↓↓↓

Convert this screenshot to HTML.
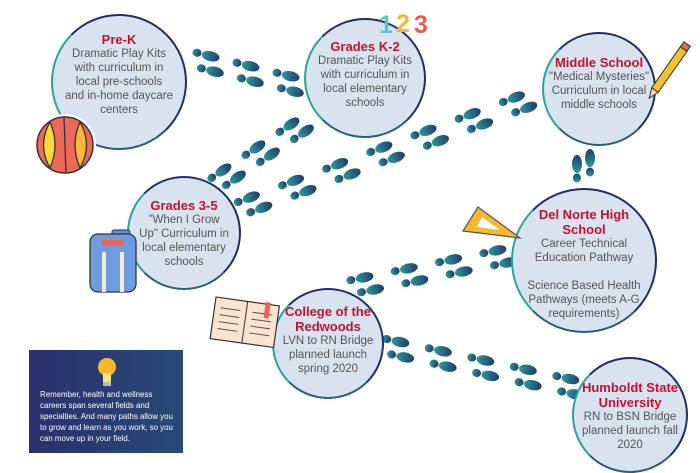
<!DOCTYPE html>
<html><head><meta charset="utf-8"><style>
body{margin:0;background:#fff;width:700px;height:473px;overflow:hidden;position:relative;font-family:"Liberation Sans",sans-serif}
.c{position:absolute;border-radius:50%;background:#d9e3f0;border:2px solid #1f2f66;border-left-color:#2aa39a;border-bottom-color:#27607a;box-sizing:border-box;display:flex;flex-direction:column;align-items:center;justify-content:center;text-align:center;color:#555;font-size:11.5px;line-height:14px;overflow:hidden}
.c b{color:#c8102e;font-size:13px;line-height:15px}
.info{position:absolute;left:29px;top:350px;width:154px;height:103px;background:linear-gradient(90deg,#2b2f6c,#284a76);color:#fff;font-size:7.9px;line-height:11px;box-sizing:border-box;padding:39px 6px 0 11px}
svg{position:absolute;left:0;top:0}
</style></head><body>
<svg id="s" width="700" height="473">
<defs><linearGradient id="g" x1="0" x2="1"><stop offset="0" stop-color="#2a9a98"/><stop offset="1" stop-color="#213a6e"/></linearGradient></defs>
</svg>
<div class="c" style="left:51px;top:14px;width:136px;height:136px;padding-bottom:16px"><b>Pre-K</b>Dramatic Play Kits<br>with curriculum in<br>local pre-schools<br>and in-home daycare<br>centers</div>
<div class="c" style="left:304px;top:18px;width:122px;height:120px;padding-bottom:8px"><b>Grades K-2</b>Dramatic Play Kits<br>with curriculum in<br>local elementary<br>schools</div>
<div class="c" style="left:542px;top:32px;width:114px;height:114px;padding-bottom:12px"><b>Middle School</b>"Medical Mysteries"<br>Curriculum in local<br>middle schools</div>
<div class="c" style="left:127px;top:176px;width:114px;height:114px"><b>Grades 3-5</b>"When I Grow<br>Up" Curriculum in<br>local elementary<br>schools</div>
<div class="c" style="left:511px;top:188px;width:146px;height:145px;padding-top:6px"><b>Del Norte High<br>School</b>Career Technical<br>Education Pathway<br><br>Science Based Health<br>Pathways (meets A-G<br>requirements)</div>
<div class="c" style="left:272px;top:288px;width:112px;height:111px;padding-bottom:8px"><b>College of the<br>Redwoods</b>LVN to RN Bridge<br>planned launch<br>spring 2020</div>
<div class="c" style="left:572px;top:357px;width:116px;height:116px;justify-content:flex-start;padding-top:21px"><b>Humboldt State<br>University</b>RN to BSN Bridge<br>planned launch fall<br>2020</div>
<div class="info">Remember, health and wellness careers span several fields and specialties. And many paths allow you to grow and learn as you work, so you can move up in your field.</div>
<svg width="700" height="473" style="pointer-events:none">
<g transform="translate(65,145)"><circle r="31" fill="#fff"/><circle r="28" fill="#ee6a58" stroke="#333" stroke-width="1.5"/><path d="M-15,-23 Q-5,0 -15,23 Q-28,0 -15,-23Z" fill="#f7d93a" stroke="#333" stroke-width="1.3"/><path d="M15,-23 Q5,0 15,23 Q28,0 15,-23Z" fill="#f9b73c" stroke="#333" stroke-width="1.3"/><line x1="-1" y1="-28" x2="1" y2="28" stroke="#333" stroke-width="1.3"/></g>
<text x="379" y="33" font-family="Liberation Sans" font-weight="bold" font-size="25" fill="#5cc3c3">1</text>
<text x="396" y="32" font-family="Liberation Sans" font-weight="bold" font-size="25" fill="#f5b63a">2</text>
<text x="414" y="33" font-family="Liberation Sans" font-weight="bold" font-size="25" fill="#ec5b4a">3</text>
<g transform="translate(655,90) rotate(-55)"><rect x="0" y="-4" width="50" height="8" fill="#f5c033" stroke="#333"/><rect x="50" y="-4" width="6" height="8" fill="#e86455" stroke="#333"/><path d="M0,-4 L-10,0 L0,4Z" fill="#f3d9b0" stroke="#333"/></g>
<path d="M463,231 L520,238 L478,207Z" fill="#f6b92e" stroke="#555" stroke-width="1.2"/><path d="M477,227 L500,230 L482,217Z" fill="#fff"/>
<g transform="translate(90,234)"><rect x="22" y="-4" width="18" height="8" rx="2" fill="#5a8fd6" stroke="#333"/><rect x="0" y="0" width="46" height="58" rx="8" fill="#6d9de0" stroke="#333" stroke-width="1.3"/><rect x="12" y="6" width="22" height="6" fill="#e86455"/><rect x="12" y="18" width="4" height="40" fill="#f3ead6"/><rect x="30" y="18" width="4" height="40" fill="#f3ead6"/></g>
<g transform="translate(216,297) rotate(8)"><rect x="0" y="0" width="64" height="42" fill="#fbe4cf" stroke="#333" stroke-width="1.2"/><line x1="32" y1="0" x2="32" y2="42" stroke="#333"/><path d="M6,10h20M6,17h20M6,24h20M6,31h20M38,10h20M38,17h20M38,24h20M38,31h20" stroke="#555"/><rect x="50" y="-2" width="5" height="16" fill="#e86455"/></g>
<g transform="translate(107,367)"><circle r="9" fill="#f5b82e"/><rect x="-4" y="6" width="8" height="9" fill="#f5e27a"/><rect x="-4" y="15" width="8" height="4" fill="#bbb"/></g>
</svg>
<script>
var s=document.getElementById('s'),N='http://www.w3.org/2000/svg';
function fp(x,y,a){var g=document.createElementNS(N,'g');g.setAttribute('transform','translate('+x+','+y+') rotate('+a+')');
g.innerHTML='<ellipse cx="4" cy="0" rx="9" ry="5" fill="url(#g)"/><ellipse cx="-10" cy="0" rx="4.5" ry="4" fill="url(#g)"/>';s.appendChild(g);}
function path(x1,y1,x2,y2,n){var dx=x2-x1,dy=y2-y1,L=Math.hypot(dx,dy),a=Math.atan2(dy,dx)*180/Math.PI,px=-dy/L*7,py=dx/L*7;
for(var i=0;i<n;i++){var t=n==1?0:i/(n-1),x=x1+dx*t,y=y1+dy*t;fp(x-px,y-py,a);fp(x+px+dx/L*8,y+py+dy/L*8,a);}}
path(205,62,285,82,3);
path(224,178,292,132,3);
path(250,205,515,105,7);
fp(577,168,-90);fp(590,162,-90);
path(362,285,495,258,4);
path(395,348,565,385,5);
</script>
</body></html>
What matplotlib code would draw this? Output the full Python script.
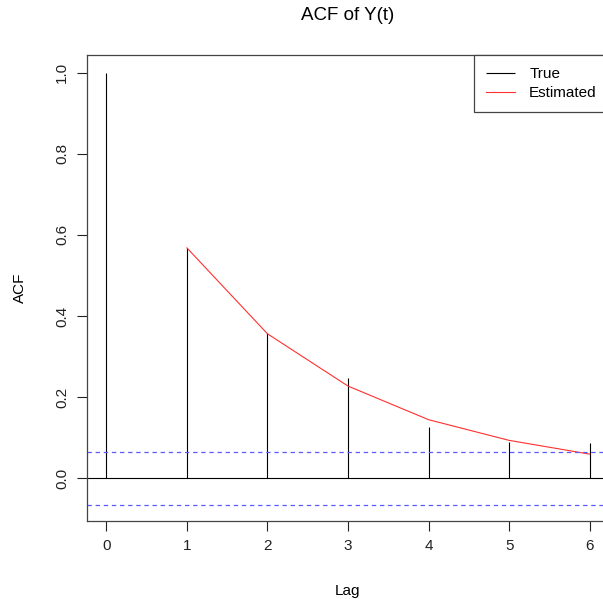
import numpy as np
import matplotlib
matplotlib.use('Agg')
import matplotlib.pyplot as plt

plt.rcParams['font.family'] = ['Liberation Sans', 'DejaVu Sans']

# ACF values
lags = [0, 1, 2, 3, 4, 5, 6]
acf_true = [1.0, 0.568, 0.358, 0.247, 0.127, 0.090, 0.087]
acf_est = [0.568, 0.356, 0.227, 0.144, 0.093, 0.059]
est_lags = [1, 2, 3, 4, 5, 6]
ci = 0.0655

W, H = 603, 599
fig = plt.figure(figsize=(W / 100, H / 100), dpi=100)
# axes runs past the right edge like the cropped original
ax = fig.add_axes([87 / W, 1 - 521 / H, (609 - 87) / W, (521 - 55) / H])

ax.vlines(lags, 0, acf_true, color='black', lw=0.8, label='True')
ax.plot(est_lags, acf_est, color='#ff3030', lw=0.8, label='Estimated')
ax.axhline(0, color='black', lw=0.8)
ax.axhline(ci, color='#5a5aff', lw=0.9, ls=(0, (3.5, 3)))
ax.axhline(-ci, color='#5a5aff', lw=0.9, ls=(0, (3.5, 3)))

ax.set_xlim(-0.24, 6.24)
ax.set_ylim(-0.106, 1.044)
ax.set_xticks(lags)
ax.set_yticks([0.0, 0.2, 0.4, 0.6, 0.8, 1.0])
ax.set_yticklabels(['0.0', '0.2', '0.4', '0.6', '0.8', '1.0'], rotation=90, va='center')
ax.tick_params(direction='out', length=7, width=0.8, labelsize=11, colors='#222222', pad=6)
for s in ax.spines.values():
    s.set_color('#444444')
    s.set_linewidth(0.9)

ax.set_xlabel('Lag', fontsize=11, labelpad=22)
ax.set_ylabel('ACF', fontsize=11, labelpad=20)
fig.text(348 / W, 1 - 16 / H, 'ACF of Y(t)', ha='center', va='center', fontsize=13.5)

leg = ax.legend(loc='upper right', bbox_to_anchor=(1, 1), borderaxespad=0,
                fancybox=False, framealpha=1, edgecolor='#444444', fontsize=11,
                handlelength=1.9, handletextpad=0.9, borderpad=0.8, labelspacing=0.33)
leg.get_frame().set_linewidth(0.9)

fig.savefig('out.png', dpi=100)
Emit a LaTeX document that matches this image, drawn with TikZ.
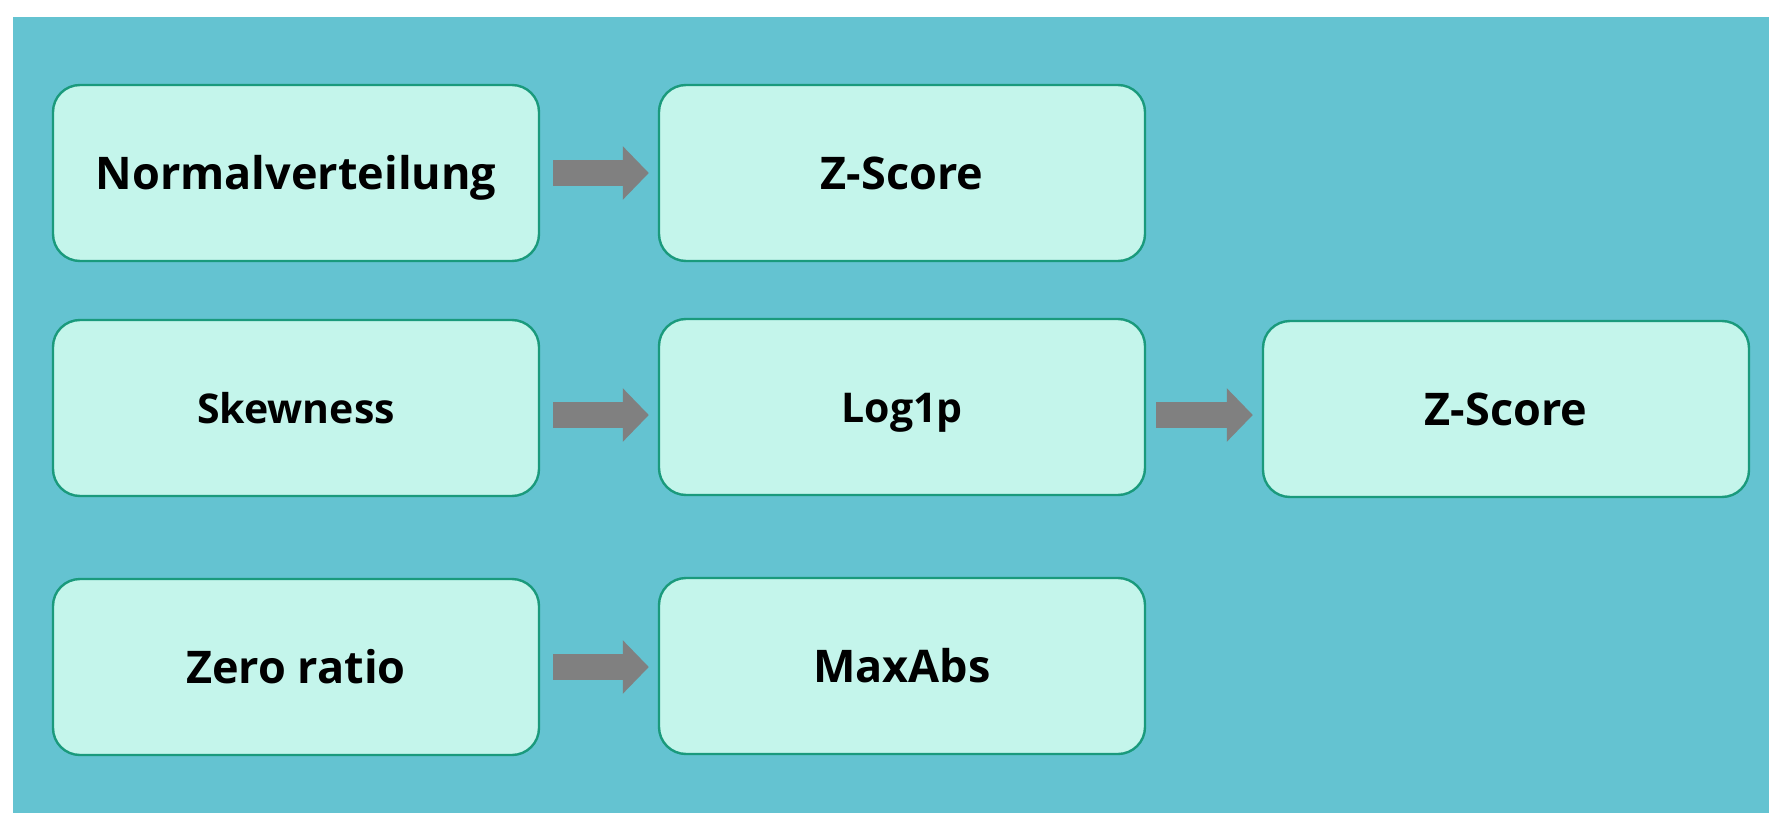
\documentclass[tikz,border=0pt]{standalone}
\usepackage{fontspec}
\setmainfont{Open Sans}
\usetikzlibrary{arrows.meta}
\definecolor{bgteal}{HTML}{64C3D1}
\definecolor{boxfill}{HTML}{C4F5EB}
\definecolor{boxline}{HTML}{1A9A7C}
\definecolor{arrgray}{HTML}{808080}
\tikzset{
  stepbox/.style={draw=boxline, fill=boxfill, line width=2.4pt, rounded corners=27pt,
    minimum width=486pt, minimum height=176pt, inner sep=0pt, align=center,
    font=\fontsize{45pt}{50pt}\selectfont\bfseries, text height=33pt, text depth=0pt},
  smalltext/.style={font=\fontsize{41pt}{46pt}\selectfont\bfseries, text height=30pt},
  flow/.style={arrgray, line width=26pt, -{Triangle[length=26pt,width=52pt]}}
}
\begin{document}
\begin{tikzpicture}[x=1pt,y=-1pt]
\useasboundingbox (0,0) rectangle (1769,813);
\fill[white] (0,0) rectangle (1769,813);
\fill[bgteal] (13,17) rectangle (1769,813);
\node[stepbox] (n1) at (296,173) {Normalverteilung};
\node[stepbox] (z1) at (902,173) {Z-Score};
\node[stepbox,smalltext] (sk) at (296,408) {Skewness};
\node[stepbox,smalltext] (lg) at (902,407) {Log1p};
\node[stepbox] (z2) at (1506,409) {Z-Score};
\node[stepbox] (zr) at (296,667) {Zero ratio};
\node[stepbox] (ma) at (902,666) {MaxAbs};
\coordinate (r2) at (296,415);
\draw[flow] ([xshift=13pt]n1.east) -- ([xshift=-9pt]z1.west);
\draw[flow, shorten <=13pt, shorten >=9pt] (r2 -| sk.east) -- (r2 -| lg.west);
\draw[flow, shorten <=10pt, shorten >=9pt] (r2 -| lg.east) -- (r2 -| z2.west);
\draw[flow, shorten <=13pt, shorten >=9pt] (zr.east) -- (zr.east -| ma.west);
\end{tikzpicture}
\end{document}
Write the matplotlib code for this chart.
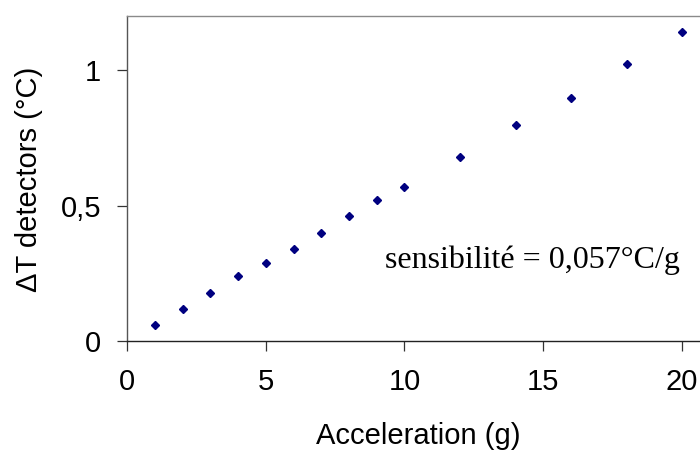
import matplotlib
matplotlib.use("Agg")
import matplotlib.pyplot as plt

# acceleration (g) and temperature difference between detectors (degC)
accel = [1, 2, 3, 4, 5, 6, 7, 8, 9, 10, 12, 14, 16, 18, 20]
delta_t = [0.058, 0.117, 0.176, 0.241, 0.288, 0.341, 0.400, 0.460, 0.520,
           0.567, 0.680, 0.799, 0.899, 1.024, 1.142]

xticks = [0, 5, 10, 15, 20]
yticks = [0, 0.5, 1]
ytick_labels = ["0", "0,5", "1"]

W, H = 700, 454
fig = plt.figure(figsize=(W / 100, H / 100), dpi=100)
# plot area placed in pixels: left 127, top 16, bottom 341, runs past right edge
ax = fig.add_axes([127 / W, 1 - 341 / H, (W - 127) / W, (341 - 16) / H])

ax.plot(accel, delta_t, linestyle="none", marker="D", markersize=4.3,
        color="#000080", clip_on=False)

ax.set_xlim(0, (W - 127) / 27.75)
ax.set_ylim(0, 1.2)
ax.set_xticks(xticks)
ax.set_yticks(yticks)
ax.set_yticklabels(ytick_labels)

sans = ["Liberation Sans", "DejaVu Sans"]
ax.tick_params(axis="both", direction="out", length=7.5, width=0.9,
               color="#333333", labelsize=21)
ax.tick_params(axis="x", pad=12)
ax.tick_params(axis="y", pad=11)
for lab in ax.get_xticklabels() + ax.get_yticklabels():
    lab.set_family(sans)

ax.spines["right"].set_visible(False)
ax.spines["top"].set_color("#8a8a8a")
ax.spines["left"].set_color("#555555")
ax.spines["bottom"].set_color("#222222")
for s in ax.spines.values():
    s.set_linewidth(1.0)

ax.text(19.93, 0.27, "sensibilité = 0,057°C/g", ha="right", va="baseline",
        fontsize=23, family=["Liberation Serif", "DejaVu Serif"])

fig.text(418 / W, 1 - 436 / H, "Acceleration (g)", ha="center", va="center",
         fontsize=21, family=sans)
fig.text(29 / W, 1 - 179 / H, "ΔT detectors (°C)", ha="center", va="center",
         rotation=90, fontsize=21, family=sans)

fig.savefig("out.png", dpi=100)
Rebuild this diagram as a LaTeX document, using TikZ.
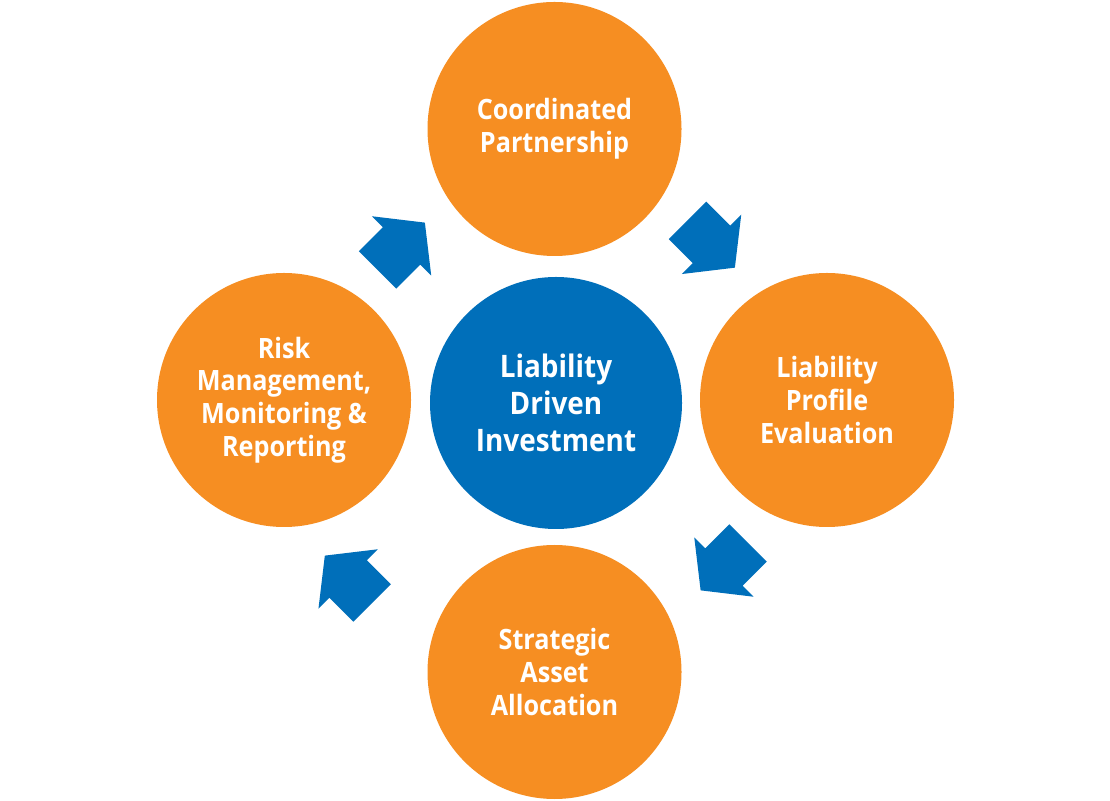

↑↑↑

Problem to work on -> Omit all pictures, then copy the lines between the ones holding "What matplotlib code" and "fig.savefig('out.png', dpi=100)", inclusive.

Task result ->
What matplotlib code would draw this? Output the full Python script.
import numpy as np
import matplotlib
matplotlib.use('Agg')
import matplotlib.pyplot as plt

plt.rcParams['font.family'] = ['Liberation Sans', 'DejaVu Sans']

# ACF values
lags = [0, 1, 2, 3, 4, 5, 6]
acf_true = [1.0, 0.568, 0.358, 0.247, 0.127, 0.090, 0.087]
acf_est = [0.568, 0.356, 0.227, 0.144, 0.093, 0.059]
est_lags = [1, 2, 3, 4, 5, 6]
ci = 0.0655

W, H = 603, 599
fig = plt.figure(figsize=(W / 100, H / 100), dpi=100)
# axes runs past the right edge like the cropped original
ax = fig.add_axes([87 / W, 1 - 521 / H, (609 - 87) / W, (521 - 55) / H])

ax.vlines(lags, 0, acf_true, color='black', lw=0.8, label='True')
ax.plot(est_lags, acf_est, color='#ff3030', lw=0.8, label='Estimated')
ax.axhline(0, color='black', lw=0.8)
ax.axhline(ci, color='#5a5aff', lw=0.9, ls=(0, (3.5, 3)))
ax.axhline(-ci, color='#5a5aff', lw=0.9, ls=(0, (3.5, 3)))

ax.set_xlim(-0.24, 6.24)
ax.set_ylim(-0.106, 1.044)
ax.set_xticks(lags)
ax.set_yticks([0.0, 0.2, 0.4, 0.6, 0.8, 1.0])
ax.set_yticklabels(['0.0', '0.2', '0.4', '0.6', '0.8', '1.0'], rotation=90, va='center')
ax.tick_params(direction='out', length=7, width=0.8, labelsize=11, colors='#222222', pad=6)
for s in ax.spines.values():
    s.set_color('#444444')
    s.set_linewidth(0.9)

ax.set_xlabel('Lag', fontsize=11, labelpad=22)
ax.set_ylabel('ACF', fontsize=11, labelpad=20)
fig.text(348 / W, 1 - 16 / H, 'ACF of Y(t)', ha='center', va='center', fontsize=13.5)

leg = ax.legend(loc='upper right', bbox_to_anchor=(1, 1), borderaxespad=0,
                fancybox=False, framealpha=1, edgecolor='#444444', fontsize=11,
                handlelength=1.9, handletextpad=0.9, borderpad=0.8, labelspacing=0.33)
leg.get_frame().set_linewidth(0.9)

fig.savefig('out.png', dpi=100)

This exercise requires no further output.